[Charts and diagrams as code]

_ _ _ _ _ _ _

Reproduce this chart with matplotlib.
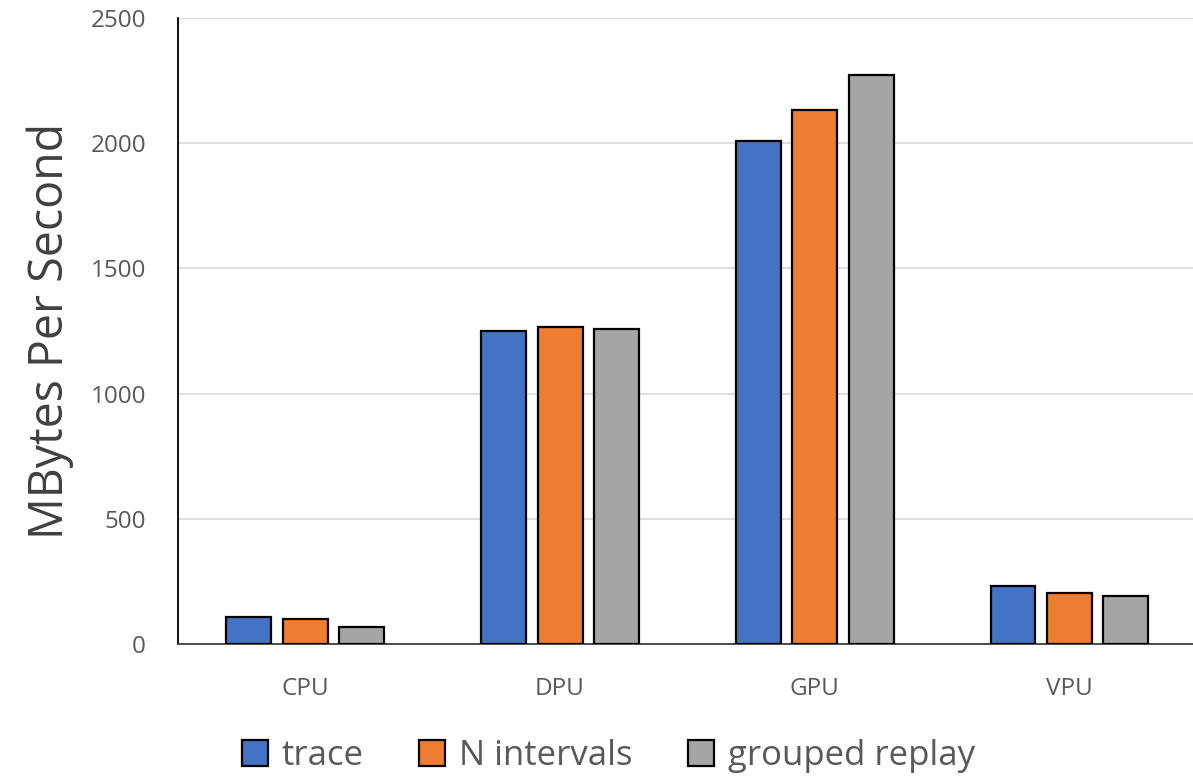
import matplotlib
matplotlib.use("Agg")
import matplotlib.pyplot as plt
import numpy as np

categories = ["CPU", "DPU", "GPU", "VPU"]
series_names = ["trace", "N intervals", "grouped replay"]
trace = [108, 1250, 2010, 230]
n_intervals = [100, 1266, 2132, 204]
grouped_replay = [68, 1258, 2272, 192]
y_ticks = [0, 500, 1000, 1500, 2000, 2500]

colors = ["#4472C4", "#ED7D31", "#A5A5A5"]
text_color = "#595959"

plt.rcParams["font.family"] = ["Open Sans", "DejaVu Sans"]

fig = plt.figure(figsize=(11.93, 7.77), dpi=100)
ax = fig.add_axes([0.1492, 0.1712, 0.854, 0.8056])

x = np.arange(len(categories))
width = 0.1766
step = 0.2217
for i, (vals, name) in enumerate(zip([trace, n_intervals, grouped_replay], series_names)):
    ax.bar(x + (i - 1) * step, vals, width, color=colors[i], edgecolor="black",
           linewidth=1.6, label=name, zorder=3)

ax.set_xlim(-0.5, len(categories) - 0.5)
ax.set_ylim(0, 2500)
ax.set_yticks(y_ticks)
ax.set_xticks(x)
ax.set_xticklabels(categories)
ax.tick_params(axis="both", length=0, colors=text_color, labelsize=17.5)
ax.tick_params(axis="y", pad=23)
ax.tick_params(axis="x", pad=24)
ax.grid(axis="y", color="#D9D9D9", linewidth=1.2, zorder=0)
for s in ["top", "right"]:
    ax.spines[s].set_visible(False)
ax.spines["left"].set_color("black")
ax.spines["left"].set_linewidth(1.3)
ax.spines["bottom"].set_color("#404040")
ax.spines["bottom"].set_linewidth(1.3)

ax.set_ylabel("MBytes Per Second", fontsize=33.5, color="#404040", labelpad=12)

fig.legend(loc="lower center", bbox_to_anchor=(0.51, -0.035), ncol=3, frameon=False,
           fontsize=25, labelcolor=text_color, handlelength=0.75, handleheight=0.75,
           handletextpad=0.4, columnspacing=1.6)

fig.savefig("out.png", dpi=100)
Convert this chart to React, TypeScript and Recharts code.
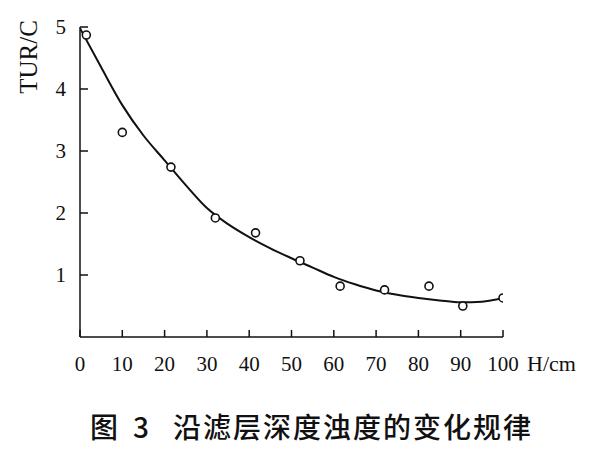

_ _ _ _ _ _ _

▸ THE REQUEST
Each entry above should be reproduced exactly, with the pictures removed.

▸ RESPONSE FOR THIS EXERCISE
Reproduce this chart with matplotlib.
import matplotlib
matplotlib.use("Agg")
import matplotlib.pyplot as plt
import numpy as np

categories = ["CPU", "DPU", "GPU", "VPU"]
series_names = ["trace", "N intervals", "grouped replay"]
trace = [108, 1250, 2010, 230]
n_intervals = [100, 1266, 2132, 204]
grouped_replay = [68, 1258, 2272, 192]
y_ticks = [0, 500, 1000, 1500, 2000, 2500]

colors = ["#4472C4", "#ED7D31", "#A5A5A5"]
text_color = "#595959"

plt.rcParams["font.family"] = ["Open Sans", "DejaVu Sans"]

fig = plt.figure(figsize=(11.93, 7.77), dpi=100)
ax = fig.add_axes([0.1492, 0.1712, 0.854, 0.8056])

x = np.arange(len(categories))
width = 0.1766
step = 0.2217
for i, (vals, name) in enumerate(zip([trace, n_intervals, grouped_replay], series_names)):
    ax.bar(x + (i - 1) * step, vals, width, color=colors[i], edgecolor="black",
           linewidth=1.6, label=name, zorder=3)

ax.set_xlim(-0.5, len(categories) - 0.5)
ax.set_ylim(0, 2500)
ax.set_yticks(y_ticks)
ax.set_xticks(x)
ax.set_xticklabels(categories)
ax.tick_params(axis="both", length=0, colors=text_color, labelsize=17.5)
ax.tick_params(axis="y", pad=23)
ax.tick_params(axis="x", pad=24)
ax.grid(axis="y", color="#D9D9D9", linewidth=1.2, zorder=0)
for s in ["top", "right"]:
    ax.spines[s].set_visible(False)
ax.spines["left"].set_color("black")
ax.spines["left"].set_linewidth(1.3)
ax.spines["bottom"].set_color("#404040")
ax.spines["bottom"].set_linewidth(1.3)

ax.set_ylabel("MBytes Per Second", fontsize=33.5, color="#404040", labelpad=12)

fig.legend(loc="lower center", bbox_to_anchor=(0.51, -0.035), ncol=3, frameon=False,
           fontsize=25, labelcolor=text_color, handlelength=0.75, handleheight=0.75,
           handletextpad=0.4, columnspacing=1.6)

fig.savefig("out.png", dpi=100)
Convert this chart to React, TypeScript and Recharts code.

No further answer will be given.